== Objective ==
Copy out every line exactly, passing over the pictures.

+++

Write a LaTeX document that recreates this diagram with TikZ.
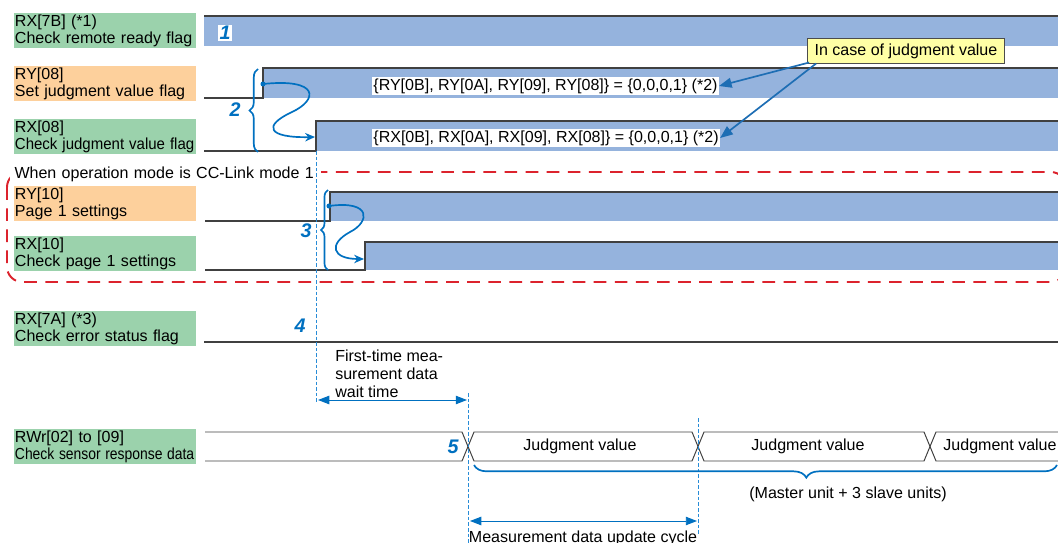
\documentclass[tikz,border=0pt]{standalone}
\usepackage{fontspec}
\setmainfont{Liberation Sans}
\usetikzlibrary{arrows.meta, positioning, decorations.pathreplacing, calc}
\definecolor{lblgreen}{RGB}{155,210,172}
\definecolor{lblorange}{RGB}{253,208,156}
\definecolor{sigblue}{RGB}{149,179,221}
\definecolor{markblue}{RGB}{0,112,192}
\definecolor{pointblue}{RGB}{30,110,180}
\definecolor{guideblue}{RGB}{40,140,215}
\definecolor{notefill}{RGB}{255,255,165}
\definecolor{framered}{RGB}{220,35,45}
\newcommand\fitline[1]{\resizebox{4.48cm}{\height}{#1}}
\begin{document}
\begin{tikzpicture}[x=0.025cm, y=-0.025cm,
    font=\fontsize{11.4}{12.4}\selectfont,
    lbl/.style={anchor=north west, text width=4.5cm, minimum height=0.875cm, align=left, inner xsep=0.5pt, inner ysep=0pt},
    sig/.style={fill=sigblue},
    lvl/.style={draw=black!75, line width=0.8pt},
    bus/.style={draw=black!75, line width=0.7pt},
    num/.style={font=\fontsize{14}{14}\selectfont\bfseries\itshape, text=markblue, inner sep=1pt},
    hint/.style={fill=white, inner sep=0.8pt, anchor=west},
    guide/.style={draw=guideblue, line width=0.6pt, dash pattern=on 2.5pt off 1.5pt},
    flow/.style={draw=markblue, line width=1.2pt, -{Stealth[length=7pt,width=6pt]}},
    grp/.style={draw=markblue, line width=1.2pt, decorate, decoration={brace, amplitude=6pt}},
    pointer/.style={draw=pointblue, line width=1.2pt, -{Triangle[length=9pt,width=7pt]}},
    span/.style={draw=markblue, line width=0.7pt, {Triangle[length=8pt,width=6pt]}-{Triangle[length=8pt,width=6pt]}},
    note/.style={draw=black!70, line width=0.5pt, fill=notefill, minimum width=4.925cm, minimum height=0.6cm, inner xsep=4pt, align=left},
    frame/.style={draw=framered, line width=1.4pt, dash pattern=on 9pt off 6pt, rounded corners=0.38cm}]
\useasboundingbox (0,0) rectangle (1058,543);
% Signal names
\node[lbl, fill=lblgreen] (rx7b) at (14,13) {RX[7B] (*1)\\Check remote ready flag};
\node[lbl, fill=lblorange] (ry08) at (14,66) {RY[08]\\Set judgment value flag};
\node[lbl, fill=lblgreen] (rx08) at (14,119) {RX[08]\\\fitline{Check judgment value flag}};
\node[lbl, fill=lblorange] (ry10) at (14,186) {RY[10]\\Page 1 settings};
\node[lbl, fill=lblgreen] (rx10) at (14,236) {RX[10]\\Check page 1 settings};
\node[lbl, fill=lblgreen] (rx7a) at (14,311) {RX[7A] (*3)\\Check error status flag};
\node[lbl, fill=lblgreen] (rwr) at (14,429) {RWr[02] to [09]\\\fitline{Check sensor response data}};
% CC-Link mode 1 group
\draw[frame] (7,172) rectangle (1066,282);
\node[hint, text width=7.55cm, inner xsep=3pt, inner ysep=2pt] (mode) at (10,174) {When operation mode is CC-Link mode 1};
% Waveforms
\fill[sig] (204,16) rectangle (1058,46);
\draw[lvl] (204,16) -- (1058,16);
\node[num, fill=white] (n1) at (225,33) {1};
\fill[sig] (263,68) rectangle (1058,98);
\draw[lvl] (204,98) -- (263,98) -- (263,68) -- (1058,68);
\fill[sig] (316,121) rectangle (1058,151);
\draw[lvl] (204,151) -- (316,151) -- (316,121) -- (1058,121);
\fill[sig] (330,192) rectangle (1058,221);
\draw[lvl] (205,221) -- (330,221) -- (330,192) -- (1058,192);
\fill[sig] (365,242) rectangle (1058,270);
\draw[lvl] (205,270) -- (365,270) -- (365,242) -- (1058,242);
\draw[lvl] (204,342) -- (1058,342);
% Data bus
\draw[bus] (205,432) -- (462,432) -- (474,461) -- (692,461) -- (704,432) -- (924,432) -- (936,461) -- (1058,461);
\draw[bus] (205,461) -- (462,461) -- (474,432) -- (692,432) -- (704,461) -- (924,461) -- (936,432) -- (1058,432);
\node (jv1) at (580,446) {Judgment value};
\node (jv2) at (808,446) {Judgment value};
\node (jv3) at (1000,446) {Judgment value};
% Judgment value bits
\node[hint] (rytxt) at (372,86) {\{RY[0B], RY[0A], RY[09], RY[08]\} = \{0,0,0,1\} (*2)};
\node[hint] (rxtxt) at (372,138) {\{RX[0B], RX[0A], RX[09], RX[08]\} = \{0,0,0,1\} (*2)};
\node[note] (note) at (906,51) {In case of judgment value};
\draw[pointer] ($(note.south west)+(2,-1)$) -- (rytxt.east);
\draw[pointer] ($(note.south west)+(9,0)$) -- (rxtxt.east);
% Handshakes
\draw[grp] (258,152) -- (258,69);
\node[num] (n2) at (235,110) {2};
\coordinate (s2) at (263,84);
\coordinate (e2) at (315,137);
\fill[markblue] (s2) circle (1.8pt);
\draw[flow] (s2) .. controls (320,78) and (318,100) .. (292,112) .. controls (262,126) and (268,138) .. (e2);
\draw[grp, decoration={brace, amplitude=5pt}] (328,270) -- (328,190);
\node[num] (n3) at (306,231) {3};
\coordinate (s3) at (329,206);
\coordinate (e3) at (364,259);
\fill[markblue] (s3) circle (1.8pt);
\draw[flow] (s3) .. controls (372,200) and (370,222) .. (350,232) .. controls (328,244) and (332,259) .. (e3);
\node[num] (n4) at (300,326) {4};
\node[num] (n5) at (453,447) {5};
% Timing guides
\draw[guide] (316,151) -- (316,402);
\draw[guide] (468,393) -- (468,543);
\draw[guide] (698,418) -- (698,536);
\coordinate (w0) at (318,400);
\coordinate (w1) at (467,400);
\draw[span] (w0) -- (w1);
\node[anchor=north west, inner sep=0pt, align=left, font=\fontsize{11.4}{12.8}\selectfont] (wait) at (335,349.5) {First-time mea-\\surement data\\wait time};
\coordinate (c0) at (470,521);
\coordinate (c1) at (697,521);
\draw[span] (c0) -- (c1);
\node[anchor=base, inner sep=0pt] (cycle) at (583,542) {Measurement data update cycle};
\draw[grp, decoration={brace, amplitude=9pt, aspect=0.43}] (1057,465) -- (474,465);
\node (units) at (848,494) {(Master unit + 3 slave units)};
\end{tikzpicture}
\end{document}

+++

== Answer to the exercise ==
Write a LaTeX document that recreates this diagram with TikZ.
\documentclass[tikz,border=0pt]{standalone}
\usepackage{fontspec}
\setmainfont{Liberation Sans}
\usetikzlibrary{arrows.meta, positioning, decorations.pathreplacing, calc}
\definecolor{lblgreen}{RGB}{155,210,172}
\definecolor{lblorange}{RGB}{253,208,156}
\definecolor{sigblue}{RGB}{149,179,221}
\definecolor{markblue}{RGB}{0,112,192}
\definecolor{pointblue}{RGB}{30,110,180}
\definecolor{guideblue}{RGB}{40,140,215}
\definecolor{notefill}{RGB}{255,255,165}
\definecolor{framered}{RGB}{220,35,45}
\newcommand\fitline[1]{\resizebox{4.48cm}{\height}{#1}}
\begin{document}
\begin{tikzpicture}[x=0.025cm, y=-0.025cm,
    font=\fontsize{11.4}{12.4}\selectfont,
    lbl/.style={anchor=north west, text width=4.5cm, minimum height=0.875cm, align=left, inner xsep=0.5pt, inner ysep=0pt},
    sig/.style={fill=sigblue},
    lvl/.style={draw=black!75, line width=0.8pt},
    bus/.style={draw=black!75, line width=0.7pt},
    num/.style={font=\fontsize{14}{14}\selectfont\bfseries\itshape, text=markblue, inner sep=1pt},
    hint/.style={fill=white, inner sep=0.8pt, anchor=west},
    guide/.style={draw=guideblue, line width=0.6pt, dash pattern=on 2.5pt off 1.5pt},
    flow/.style={draw=markblue, line width=1.2pt, -{Stealth[length=7pt,width=6pt]}},
    grp/.style={draw=markblue, line width=1.2pt, decorate, decoration={brace, amplitude=6pt}},
    pointer/.style={draw=pointblue, line width=1.2pt, -{Triangle[length=9pt,width=7pt]}},
    span/.style={draw=markblue, line width=0.7pt, {Triangle[length=8pt,width=6pt]}-{Triangle[length=8pt,width=6pt]}},
    note/.style={draw=black!70, line width=0.5pt, fill=notefill, minimum width=4.925cm, minimum height=0.6cm, inner xsep=4pt, align=left},
    frame/.style={draw=framered, line width=1.4pt, dash pattern=on 9pt off 6pt, rounded corners=0.38cm}]
\useasboundingbox (0,0) rectangle (1058,543);
% Signal names
\node[lbl, fill=lblgreen] (rx7b) at (14,13) {RX[7B] (*1)\\Check remote ready flag};
\node[lbl, fill=lblorange] (ry08) at (14,66) {RY[08]\\Set judgment value flag};
\node[lbl, fill=lblgreen] (rx08) at (14,119) {RX[08]\\\fitline{Check judgment value flag}};
\node[lbl, fill=lblorange] (ry10) at (14,186) {RY[10]\\Page 1 settings};
\node[lbl, fill=lblgreen] (rx10) at (14,236) {RX[10]\\Check page 1 settings};
\node[lbl, fill=lblgreen] (rx7a) at (14,311) {RX[7A] (*3)\\Check error status flag};
\node[lbl, fill=lblgreen] (rwr) at (14,429) {RWr[02] to [09]\\\fitline{Check sensor response data}};
% CC-Link mode 1 group
\draw[frame] (7,172) rectangle (1066,282);
\node[hint, text width=7.55cm, inner xsep=3pt, inner ysep=2pt] (mode) at (10,174) {When operation mode is CC-Link mode 1};
% Waveforms
\fill[sig] (204,16) rectangle (1058,46);
\draw[lvl] (204,16) -- (1058,16);
\node[num, fill=white] (n1) at (225,33) {1};
\fill[sig] (263,68) rectangle (1058,98);
\draw[lvl] (204,98) -- (263,98) -- (263,68) -- (1058,68);
\fill[sig] (316,121) rectangle (1058,151);
\draw[lvl] (204,151) -- (316,151) -- (316,121) -- (1058,121);
\fill[sig] (330,192) rectangle (1058,221);
\draw[lvl] (205,221) -- (330,221) -- (330,192) -- (1058,192);
\fill[sig] (365,242) rectangle (1058,270);
\draw[lvl] (205,270) -- (365,270) -- (365,242) -- (1058,242);
\draw[lvl] (204,342) -- (1058,342);
% Data bus
\draw[bus] (205,432) -- (462,432) -- (474,461) -- (692,461) -- (704,432) -- (924,432) -- (936,461) -- (1058,461);
\draw[bus] (205,461) -- (462,461) -- (474,432) -- (692,432) -- (704,461) -- (924,461) -- (936,432) -- (1058,432);
\node (jv1) at (580,446) {Judgment value};
\node (jv2) at (808,446) {Judgment value};
\node (jv3) at (1000,446) {Judgment value};
% Judgment value bits
\node[hint] (rytxt) at (372,86) {\{RY[0B], RY[0A], RY[09], RY[08]\} = \{0,0,0,1\} (*2)};
\node[hint] (rxtxt) at (372,138) {\{RX[0B], RX[0A], RX[09], RX[08]\} = \{0,0,0,1\} (*2)};
\node[note] (note) at (906,51) {In case of judgment value};
\draw[pointer] ($(note.south west)+(2,-1)$) -- (rytxt.east);
\draw[pointer] ($(note.south west)+(9,0)$) -- (rxtxt.east);
% Handshakes
\draw[grp] (258,152) -- (258,69);
\node[num] (n2) at (235,110) {2};
\coordinate (s2) at (263,84);
\coordinate (e2) at (315,137);
\fill[markblue] (s2) circle (1.8pt);
\draw[flow] (s2) .. controls (320,78) and (318,100) .. (292,112) .. controls (262,126) and (268,138) .. (e2);
\draw[grp, decoration={brace, amplitude=5pt}] (328,270) -- (328,190);
\node[num] (n3) at (306,231) {3};
\coordinate (s3) at (329,206);
\coordinate (e3) at (364,259);
\fill[markblue] (s3) circle (1.8pt);
\draw[flow] (s3) .. controls (372,200) and (370,222) .. (350,232) .. controls (328,244) and (332,259) .. (e3);
\node[num] (n4) at (300,326) {4};
\node[num] (n5) at (453,447) {5};
% Timing guides
\draw[guide] (316,151) -- (316,402);
\draw[guide] (468,393) -- (468,543);
\draw[guide] (698,418) -- (698,536);
\coordinate (w0) at (318,400);
\coordinate (w1) at (467,400);
\draw[span] (w0) -- (w1);
\node[anchor=north west, inner sep=0pt, align=left, font=\fontsize{11.4}{12.8}\selectfont] (wait) at (335,349.5) {First-time mea-\\surement data\\wait time};
\coordinate (c0) at (470,521);
\coordinate (c1) at (697,521);
\draw[span] (c0) -- (c1);
\node[anchor=base, inner sep=0pt] (cycle) at (583,542) {Measurement data update cycle};
\draw[grp, decoration={brace, amplitude=9pt, aspect=0.43}] (1057,465) -- (474,465);
\node (units) at (848,494) {(Master unit + 3 slave units)};
\end{tikzpicture}
\end{document}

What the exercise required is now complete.